Set task:
Restate verbatim the lines between the one holding "Recreate this image" and the one holding "0.81, 1.0, 1.18];", both included, and no others.

Record excerpts:
>> start

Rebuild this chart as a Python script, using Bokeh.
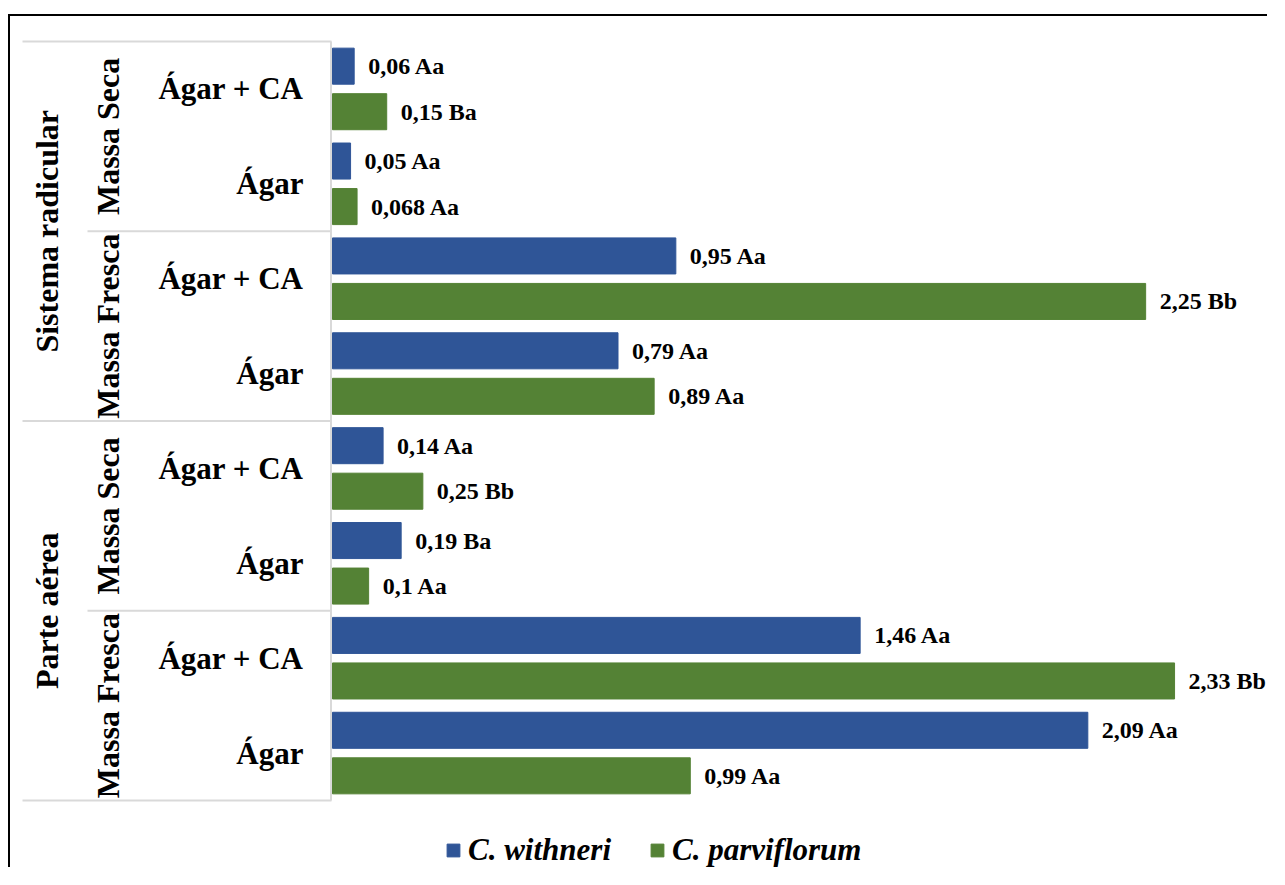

>> end
>> start

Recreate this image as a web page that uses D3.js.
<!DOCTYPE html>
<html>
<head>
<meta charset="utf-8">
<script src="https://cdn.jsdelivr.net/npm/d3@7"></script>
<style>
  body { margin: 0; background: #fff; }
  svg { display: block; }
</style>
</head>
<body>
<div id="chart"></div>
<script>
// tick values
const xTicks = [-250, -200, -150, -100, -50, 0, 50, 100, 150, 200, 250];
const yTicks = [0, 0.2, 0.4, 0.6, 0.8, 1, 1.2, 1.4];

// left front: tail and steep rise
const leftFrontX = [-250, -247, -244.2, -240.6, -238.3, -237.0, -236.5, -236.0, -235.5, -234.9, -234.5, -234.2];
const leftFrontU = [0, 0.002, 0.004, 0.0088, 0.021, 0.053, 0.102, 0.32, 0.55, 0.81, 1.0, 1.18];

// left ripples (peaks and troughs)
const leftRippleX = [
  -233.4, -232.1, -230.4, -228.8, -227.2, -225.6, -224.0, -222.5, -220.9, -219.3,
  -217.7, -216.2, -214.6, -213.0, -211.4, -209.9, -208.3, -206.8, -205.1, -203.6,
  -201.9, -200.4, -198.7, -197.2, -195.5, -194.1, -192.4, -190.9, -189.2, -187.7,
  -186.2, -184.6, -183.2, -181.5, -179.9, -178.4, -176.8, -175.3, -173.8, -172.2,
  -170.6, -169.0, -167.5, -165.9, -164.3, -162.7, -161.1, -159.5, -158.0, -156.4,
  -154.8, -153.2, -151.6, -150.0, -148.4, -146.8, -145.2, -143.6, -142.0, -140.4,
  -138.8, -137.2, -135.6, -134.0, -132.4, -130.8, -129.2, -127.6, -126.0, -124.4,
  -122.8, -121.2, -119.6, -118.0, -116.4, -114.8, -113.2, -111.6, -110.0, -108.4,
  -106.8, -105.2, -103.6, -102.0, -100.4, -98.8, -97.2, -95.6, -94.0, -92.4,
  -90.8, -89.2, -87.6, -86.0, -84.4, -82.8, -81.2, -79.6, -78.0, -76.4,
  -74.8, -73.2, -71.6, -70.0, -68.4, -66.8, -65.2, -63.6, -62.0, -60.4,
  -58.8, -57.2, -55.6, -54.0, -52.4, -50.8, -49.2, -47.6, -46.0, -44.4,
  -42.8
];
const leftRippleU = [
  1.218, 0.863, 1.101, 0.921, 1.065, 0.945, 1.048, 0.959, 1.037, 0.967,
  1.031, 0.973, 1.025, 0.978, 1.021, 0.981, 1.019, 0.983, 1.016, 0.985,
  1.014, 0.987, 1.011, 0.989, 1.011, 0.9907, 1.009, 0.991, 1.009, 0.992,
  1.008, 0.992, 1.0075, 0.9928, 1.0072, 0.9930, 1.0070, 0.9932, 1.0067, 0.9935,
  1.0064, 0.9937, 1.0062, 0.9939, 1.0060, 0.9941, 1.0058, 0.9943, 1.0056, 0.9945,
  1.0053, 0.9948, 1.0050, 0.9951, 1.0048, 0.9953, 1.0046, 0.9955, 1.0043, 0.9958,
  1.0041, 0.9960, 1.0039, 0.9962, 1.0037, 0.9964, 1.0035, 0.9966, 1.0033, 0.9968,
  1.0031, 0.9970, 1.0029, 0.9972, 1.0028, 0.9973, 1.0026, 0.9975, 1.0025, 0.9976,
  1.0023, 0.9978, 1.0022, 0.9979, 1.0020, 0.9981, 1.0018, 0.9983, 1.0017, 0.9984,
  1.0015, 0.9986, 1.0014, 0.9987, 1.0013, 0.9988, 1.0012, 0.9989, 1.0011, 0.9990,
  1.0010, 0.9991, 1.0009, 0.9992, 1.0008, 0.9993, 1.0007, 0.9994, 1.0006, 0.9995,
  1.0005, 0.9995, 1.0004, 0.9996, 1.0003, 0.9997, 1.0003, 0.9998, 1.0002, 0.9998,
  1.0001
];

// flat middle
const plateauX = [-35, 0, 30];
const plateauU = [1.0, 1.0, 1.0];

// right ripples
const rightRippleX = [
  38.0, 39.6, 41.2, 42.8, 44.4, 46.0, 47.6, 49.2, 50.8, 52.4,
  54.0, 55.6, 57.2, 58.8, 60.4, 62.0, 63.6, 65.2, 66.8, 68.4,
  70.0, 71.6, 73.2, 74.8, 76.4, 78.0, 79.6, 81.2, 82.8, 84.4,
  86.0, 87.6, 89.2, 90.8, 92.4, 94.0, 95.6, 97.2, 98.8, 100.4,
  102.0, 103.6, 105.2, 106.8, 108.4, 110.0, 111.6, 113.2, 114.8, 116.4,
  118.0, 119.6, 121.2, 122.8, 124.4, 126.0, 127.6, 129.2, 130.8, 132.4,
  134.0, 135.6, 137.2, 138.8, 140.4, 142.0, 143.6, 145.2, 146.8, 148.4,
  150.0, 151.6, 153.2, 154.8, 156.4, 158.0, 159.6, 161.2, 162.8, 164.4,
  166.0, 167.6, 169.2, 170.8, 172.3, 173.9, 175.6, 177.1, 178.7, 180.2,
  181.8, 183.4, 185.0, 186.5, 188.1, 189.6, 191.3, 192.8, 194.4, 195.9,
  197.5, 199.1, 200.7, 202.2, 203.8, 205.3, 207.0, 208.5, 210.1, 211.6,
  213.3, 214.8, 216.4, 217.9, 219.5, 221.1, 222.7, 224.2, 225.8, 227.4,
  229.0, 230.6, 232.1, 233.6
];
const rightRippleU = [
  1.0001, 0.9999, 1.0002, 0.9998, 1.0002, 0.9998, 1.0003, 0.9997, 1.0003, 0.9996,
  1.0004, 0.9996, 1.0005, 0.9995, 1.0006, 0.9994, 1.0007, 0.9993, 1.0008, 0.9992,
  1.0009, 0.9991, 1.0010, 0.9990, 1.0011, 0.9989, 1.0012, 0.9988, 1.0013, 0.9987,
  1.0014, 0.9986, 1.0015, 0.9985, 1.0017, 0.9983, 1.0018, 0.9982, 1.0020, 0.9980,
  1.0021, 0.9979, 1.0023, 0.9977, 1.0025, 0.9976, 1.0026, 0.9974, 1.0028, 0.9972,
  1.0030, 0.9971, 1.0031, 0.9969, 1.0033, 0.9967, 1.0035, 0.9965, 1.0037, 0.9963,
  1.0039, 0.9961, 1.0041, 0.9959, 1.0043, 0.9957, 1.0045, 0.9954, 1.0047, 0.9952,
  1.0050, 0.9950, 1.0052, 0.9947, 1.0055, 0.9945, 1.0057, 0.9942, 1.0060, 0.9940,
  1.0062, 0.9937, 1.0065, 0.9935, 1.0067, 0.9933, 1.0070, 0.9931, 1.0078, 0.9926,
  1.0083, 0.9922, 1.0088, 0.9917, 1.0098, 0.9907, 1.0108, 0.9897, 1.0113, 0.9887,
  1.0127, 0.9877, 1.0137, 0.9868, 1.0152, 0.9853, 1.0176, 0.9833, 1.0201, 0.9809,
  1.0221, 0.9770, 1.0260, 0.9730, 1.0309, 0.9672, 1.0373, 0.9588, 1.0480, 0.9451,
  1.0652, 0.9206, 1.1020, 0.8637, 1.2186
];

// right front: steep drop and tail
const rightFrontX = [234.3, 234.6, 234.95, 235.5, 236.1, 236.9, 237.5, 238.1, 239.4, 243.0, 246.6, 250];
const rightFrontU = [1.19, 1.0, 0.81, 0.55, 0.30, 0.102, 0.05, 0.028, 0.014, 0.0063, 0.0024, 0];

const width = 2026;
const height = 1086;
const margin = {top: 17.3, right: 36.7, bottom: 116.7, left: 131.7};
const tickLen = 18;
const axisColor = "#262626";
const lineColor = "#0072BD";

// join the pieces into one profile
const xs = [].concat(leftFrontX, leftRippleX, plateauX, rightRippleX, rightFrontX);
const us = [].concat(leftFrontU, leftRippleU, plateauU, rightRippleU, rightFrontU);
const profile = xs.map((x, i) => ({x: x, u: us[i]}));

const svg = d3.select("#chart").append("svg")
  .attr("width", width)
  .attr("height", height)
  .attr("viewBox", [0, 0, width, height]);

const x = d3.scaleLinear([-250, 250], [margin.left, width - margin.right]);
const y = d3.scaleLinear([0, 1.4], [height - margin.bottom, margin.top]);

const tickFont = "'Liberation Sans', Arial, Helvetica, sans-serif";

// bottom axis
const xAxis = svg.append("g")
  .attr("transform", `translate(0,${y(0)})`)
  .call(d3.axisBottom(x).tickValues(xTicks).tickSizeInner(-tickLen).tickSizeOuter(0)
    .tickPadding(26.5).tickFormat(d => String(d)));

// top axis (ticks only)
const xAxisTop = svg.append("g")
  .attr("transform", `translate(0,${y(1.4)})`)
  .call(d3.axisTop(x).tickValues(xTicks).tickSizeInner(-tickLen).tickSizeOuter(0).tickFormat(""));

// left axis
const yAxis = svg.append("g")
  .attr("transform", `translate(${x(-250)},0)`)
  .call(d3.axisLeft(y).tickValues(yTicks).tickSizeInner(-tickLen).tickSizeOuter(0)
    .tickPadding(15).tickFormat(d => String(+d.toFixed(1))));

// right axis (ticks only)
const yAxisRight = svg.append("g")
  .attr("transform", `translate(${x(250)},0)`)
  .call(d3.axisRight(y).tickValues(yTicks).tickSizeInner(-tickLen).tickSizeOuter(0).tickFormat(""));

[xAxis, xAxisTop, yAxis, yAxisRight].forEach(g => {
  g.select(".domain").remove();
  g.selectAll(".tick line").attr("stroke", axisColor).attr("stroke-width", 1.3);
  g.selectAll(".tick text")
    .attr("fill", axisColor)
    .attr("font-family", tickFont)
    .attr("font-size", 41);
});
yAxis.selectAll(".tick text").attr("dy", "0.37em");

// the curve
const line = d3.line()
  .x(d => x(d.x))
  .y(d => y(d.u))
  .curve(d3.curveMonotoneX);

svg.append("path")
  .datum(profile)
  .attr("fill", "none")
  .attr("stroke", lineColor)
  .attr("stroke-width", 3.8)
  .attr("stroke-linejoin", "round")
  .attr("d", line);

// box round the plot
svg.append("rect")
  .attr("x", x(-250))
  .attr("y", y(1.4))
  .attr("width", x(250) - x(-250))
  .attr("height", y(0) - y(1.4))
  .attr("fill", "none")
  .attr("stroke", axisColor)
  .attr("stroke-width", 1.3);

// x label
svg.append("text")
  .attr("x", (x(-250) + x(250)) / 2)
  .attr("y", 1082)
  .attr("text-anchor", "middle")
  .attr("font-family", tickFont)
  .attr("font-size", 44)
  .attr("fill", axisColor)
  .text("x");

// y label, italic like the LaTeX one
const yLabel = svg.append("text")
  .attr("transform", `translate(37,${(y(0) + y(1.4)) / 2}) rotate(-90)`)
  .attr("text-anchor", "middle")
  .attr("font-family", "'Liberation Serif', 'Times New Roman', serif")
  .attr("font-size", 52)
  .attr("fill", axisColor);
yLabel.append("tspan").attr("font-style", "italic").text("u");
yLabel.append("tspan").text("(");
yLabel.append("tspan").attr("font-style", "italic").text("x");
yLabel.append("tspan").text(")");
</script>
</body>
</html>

>> end

Solution:
Recreate this image as a web page that uses D3.js.
<!DOCTYPE html>
<html>
<head>
<meta charset="utf-8">
<script src="https://cdn.jsdelivr.net/npm/d3@7"></script>
<style>
  body { margin: 0; background: #fff; }
  svg { display: block; }
</style>
</head>
<body>
<div id="chart"></div>
<script>
// tick values
const xTicks = [-250, -200, -150, -100, -50, 0, 50, 100, 150, 200, 250];
const yTicks = [0, 0.2, 0.4, 0.6, 0.8, 1, 1.2, 1.4];

// left front: tail and steep rise
const leftFrontX = [-250, -247, -244.2, -240.6, -238.3, -237.0, -236.5, -236.0, -235.5, -234.9, -234.5, -234.2];
const leftFrontU = [0, 0.002, 0.004, 0.0088, 0.021, 0.053, 0.102, 0.32, 0.55, 0.81, 1.0, 1.18];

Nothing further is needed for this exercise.